Magrady looked like a beer truck driver, the hair bristled close on his head mostly snow these days, clean-shaven and neat in jeans and a buttoned-down shirt. His windbreaker was draped on the back of the folding chair he’d been sitting on.
Banshall, tall and lanky, was taking his sax apart to put in its padded case as the piano player came over. This individual was a medium-built Black man decades younger than both of the other two, who were in their sixties. He wore stylish glasses and trendy sneakers.
“You were in the stratosphere tonight,” the younger man said, grinning at the saxophonist. The drummer had walked off to talk to someone else.
“Just following you, youngster. Lee Sorrells, meet Magrady, he was all Sergeant Fury and shit over there.”
“Mostly shit,” Magrady said, the emotion flat in his voice.
“Good to meet you,” Lee said. He and Magrady also shook hands. “See you Friday, Ty,” he added with a nod to the saxophonist.
“For sure,” Banshall answered. Then to Magrady he said, “Gimme a ride to the crib and I’ll buy you a drink.” He made a face. “Damn, sorry, man. Old habit.”
Magrady was some years sober. “Ain’t no thing. I can have tap water with an ice cube.”

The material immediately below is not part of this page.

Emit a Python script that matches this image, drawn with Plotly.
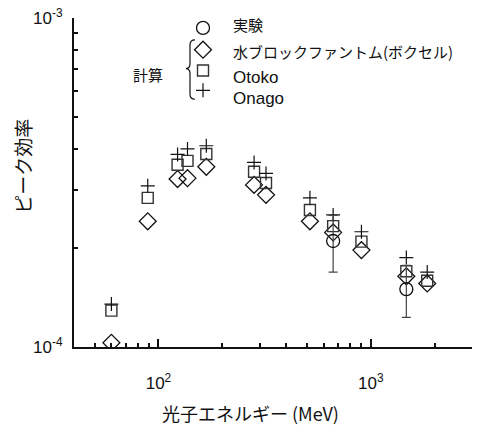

“I think I have a bottle of fruity seltzer,” his friend quipped.
The two left the World Stage, exiting onto the wide expanse of Degnan. Shops such as Hot and Cool Café and Eso Won Bookstore lined the next block of the boulevard. As Magrady and Banshall headed south away from the stores, they saw a man and woman in yoga gear each riding a hybrid unicycle-tricycle. The bikes had one large front tire and the two rear ones were canted outward for balance. They each had a seat and pedals but no handlebar. The two expertly maneuvered about.
Magrady and Banshall neared the recently refurbished Leimert Park Plaza which fronted the main throughfare of Crenshaw. The coming of a metro train signaled an uneasy development of the area. Riding in on those rails was gentrification, which often as not meant displacement. The two also passed several pup tents and lean-tos made from cardboard and scrap, evidence of the city’s ever-present homeless population.
The two arrived at Magrady’s car, a twenty-year-old PT Cruiser with a rebuilt engine and faded fake-wood paneling on its sides and rear hatch.
“Haven’t seen one of these in a month of Sundays,” Banshall remarked.
“Haven’t had a car in that long either,” Magrady replied as he unlocked the passenger-side door for his friend. “Even a goofy one like this.” The bus and occasional biking had been his modes of transportation for years.
“I ain’t complaining.”
Banshall put his case on the backseat as Magrady went around to the driver’s side. Off they went to Budlong near 35th Place, not too far west of USC. Banshall lived in what was called a neoclassical wood-sided fourplex built in another era. Back then it would have been called a rooming house. It was set among several humble abodes with well-tended lawns, some with security bars on doors and windows. Magrady found a parking space at the curb in front.
Banshall yawned, working a kink out of his neck. “Remember when this would have been the time we’d be hitting our stride in Soul Alley?” This had been a section of the then-called Saigon of nightclubs and joints where Black GIs hung out. A fleeting relief from the toils of war and antagonisms with their fellow white soldiers on base.
“Man,” Magrady said, shaking his head, “I once got so high there in the Three Clicks that I saw Ho Chi Minh floating through the ceiling with a deck of cards. Bobby Seale showed up and we played Spades.”
They chuckled and headed inside. Upstairs Banshall unlocked the door and, stepping inside, set his keys on a small table with a vase on it. His rooms were comfortable and tidy. There were photos and framed posters here and there chronicling his years in the music business. While not always a headliner, he’d put out a few albums of his own, and worked steady as a session man and a sideman on various tours, including ones with Herbie Hancock and various rock stars. There was also evidence of his playing gigs for causes ranging from police accountability to when Jesse Jackson ran for president in the ’80s.